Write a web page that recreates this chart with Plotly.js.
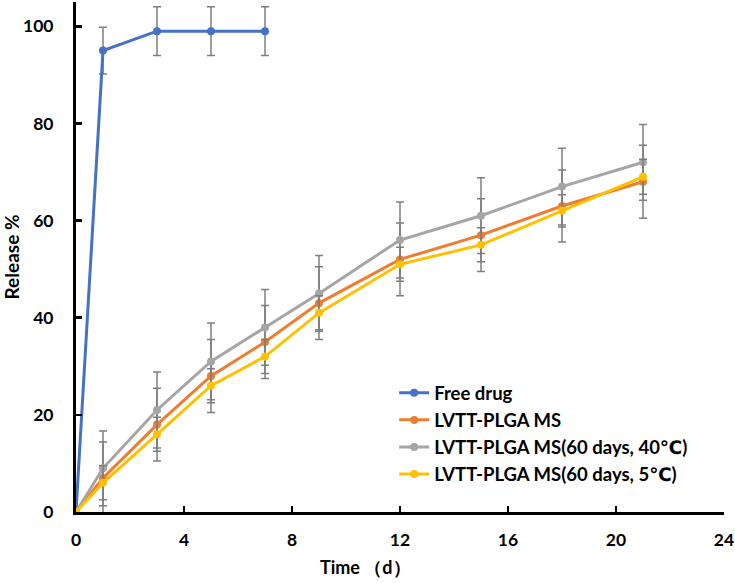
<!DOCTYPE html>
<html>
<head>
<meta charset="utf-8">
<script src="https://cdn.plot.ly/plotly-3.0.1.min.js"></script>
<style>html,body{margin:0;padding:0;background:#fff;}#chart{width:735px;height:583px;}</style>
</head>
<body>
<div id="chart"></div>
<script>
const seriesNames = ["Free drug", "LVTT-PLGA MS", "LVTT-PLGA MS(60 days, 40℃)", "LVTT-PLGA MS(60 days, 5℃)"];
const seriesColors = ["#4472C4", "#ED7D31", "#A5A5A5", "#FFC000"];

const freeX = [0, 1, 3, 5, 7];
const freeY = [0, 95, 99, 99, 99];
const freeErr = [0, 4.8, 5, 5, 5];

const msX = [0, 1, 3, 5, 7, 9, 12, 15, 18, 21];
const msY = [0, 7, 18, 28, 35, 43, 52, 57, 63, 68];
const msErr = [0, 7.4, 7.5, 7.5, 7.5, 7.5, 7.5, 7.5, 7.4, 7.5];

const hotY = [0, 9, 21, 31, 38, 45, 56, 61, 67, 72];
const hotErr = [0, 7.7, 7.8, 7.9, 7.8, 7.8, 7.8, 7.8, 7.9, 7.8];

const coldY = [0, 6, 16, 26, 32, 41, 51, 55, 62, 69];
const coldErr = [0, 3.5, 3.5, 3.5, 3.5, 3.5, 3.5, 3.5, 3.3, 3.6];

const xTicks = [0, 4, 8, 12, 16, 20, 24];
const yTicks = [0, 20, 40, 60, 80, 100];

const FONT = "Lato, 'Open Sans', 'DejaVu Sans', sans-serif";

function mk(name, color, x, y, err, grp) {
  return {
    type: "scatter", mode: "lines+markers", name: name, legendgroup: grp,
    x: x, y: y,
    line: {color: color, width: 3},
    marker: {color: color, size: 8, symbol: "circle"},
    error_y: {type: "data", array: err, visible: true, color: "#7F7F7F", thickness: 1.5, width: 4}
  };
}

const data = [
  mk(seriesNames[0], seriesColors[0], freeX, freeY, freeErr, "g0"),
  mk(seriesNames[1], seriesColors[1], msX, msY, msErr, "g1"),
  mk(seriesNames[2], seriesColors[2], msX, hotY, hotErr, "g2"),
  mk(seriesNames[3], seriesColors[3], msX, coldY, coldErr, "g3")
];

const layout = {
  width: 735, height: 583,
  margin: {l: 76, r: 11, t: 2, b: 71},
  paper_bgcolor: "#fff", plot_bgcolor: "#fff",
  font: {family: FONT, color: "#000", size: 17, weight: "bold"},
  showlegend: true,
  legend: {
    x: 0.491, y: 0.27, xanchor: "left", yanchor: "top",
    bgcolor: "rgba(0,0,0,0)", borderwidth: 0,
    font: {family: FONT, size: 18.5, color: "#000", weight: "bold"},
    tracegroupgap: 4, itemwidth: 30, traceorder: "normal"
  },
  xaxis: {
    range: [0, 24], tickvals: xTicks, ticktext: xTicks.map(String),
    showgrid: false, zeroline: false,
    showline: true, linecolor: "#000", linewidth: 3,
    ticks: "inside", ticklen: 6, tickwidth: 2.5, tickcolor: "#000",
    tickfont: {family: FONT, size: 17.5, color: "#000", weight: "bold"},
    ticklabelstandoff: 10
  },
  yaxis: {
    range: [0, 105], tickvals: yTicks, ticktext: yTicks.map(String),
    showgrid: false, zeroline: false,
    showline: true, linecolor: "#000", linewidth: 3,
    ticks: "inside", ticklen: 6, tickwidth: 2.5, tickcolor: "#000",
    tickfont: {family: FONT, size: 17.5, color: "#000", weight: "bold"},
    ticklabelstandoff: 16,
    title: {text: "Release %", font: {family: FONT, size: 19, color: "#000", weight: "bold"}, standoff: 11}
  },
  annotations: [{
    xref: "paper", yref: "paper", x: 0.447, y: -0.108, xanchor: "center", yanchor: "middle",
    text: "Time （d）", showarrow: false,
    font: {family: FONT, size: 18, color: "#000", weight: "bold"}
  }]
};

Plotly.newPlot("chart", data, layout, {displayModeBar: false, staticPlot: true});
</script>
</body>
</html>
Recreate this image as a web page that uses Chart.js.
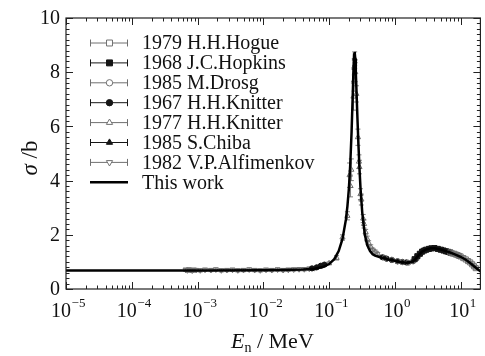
------------------------------------------------------------
What you have to do:
Give every line above again exactly, with no pictures.

Finished exercise:
Write a web page that recreates this chart with Plotly.js.
<!DOCTYPE html>
<html>
<head>
<meta charset="utf-8">
<script src="https://cdn.plot.ly/plotly-3.0.1.min.js"></script>
<style>html,body{margin:0;padding:0;background:#fff;}#chart{width:735px;height:583px;}</style>
</head>
<body>
<div id="chart"></div>
<script>
const seriesNames = ["Free drug", "LVTT-PLGA MS", "LVTT-PLGA MS(60 days, 40℃)", "LVTT-PLGA MS(60 days, 5℃)"];
const seriesColors = ["#4472C4", "#ED7D31", "#A5A5A5", "#FFC000"];

const freeX = [0, 1, 3, 5, 7];
const freeY = [0, 95, 99, 99, 99];
const freeErr = [0, 4.8, 5, 5, 5];

const msX = [0, 1, 3, 5, 7, 9, 12, 15, 18, 21];
const msY = [0, 7, 18, 28, 35, 43, 52, 57, 63, 68];
const msErr = [0, 7.4, 7.5, 7.5, 7.5, 7.5, 7.5, 7.5, 7.4, 7.5];

const hotY = [0, 9, 21, 31, 38, 45, 56, 61, 67, 72];
const hotErr = [0, 7.7, 7.8, 7.9, 7.8, 7.8, 7.8, 7.8, 7.9, 7.8];

const coldY = [0, 6, 16, 26, 32, 41, 51, 55, 62, 69];
const coldErr = [0, 3.5, 3.5, 3.5, 3.5, 3.5, 3.5, 3.5, 3.3, 3.6];

const xTicks = [0, 4, 8, 12, 16, 20, 24];
const yTicks = [0, 20, 40, 60, 80, 100];

const FONT = "Lato, 'Open Sans', 'DejaVu Sans', sans-serif";

function mk(name, color, x, y, err, grp) {
  return {
    type: "scatter", mode: "lines+markers", name: name, legendgroup: grp,
    x: x, y: y,
    line: {color: color, width: 3},
    marker: {color: color, size: 8, symbol: "circle"},
    error_y: {type: "data", array: err, visible: true, color: "#7F7F7F", thickness: 1.5, width: 4}
  };
}

const data = [
  mk(seriesNames[0], seriesColors[0], freeX, freeY, freeErr, "g0"),
  mk(seriesNames[1], seriesColors[1], msX, msY, msErr, "g1"),
  mk(seriesNames[2], seriesColors[2], msX, hotY, hotErr, "g2"),
  mk(seriesNames[3], seriesColors[3], msX, coldY, coldErr, "g3")
];

const layout = {
  width: 735, height: 583,
  margin: {l: 76, r: 11, t: 2, b: 71},
  paper_bgcolor: "#fff", plot_bgcolor: "#fff",
  font: {family: FONT, color: "#000", size: 17, weight: "bold"},
  showlegend: true,
  legend: {
    x: 0.491, y: 0.27, xanchor: "left", yanchor: "top",
    bgcolor: "rgba(0,0,0,0)", borderwidth: 0,
    font: {family: FONT, size: 18.5, color: "#000", weight: "bold"},
    tracegroupgap: 4, itemwidth: 30, traceorder: "normal"
  },
  xaxis: {
    range: [0, 24], tickvals: xTicks, ticktext: xTicks.map(String),
    showgrid: false, zeroline: false,
    showline: true, linecolor: "#000", linewidth: 3,
    ticks: "inside", ticklen: 6, tickwidth: 2.5, tickcolor: "#000",
    tickfont: {family: FONT, size: 17.5, color: "#000", weight: "bold"},
    ticklabelstandoff: 10
  },
  yaxis: {
    range: [0, 105], tickvals: yTicks, ticktext: yTicks.map(String),
    showgrid: false, zeroline: false,
    showline: true, linecolor: "#000", linewidth: 3,
    ticks: "inside", ticklen: 6, tickwidth: 2.5, tickcolor: "#000",
    tickfont: {family: FONT, size: 17.5, color: "#000", weight: "bold"},
    ticklabelstandoff: 16,
    title: {text: "Release %", font: {family: FONT, size: 19, color: "#000", weight: "bold"}, standoff: 11}
  },
  annotations: [{
    xref: "paper", yref: "paper", x: 0.447, y: -0.108, xanchor: "center", yanchor: "middle",
    text: "Time （d）", showarrow: false,
    font: {family: FONT, size: 18, color: "#000", weight: "bold"}
  }]
};

Plotly.newPlot("chart", data, layout, {displayModeBar: false, staticPlot: true});
</script>
</body>
</html>
Recreate this image as a web page that uses Chart.js.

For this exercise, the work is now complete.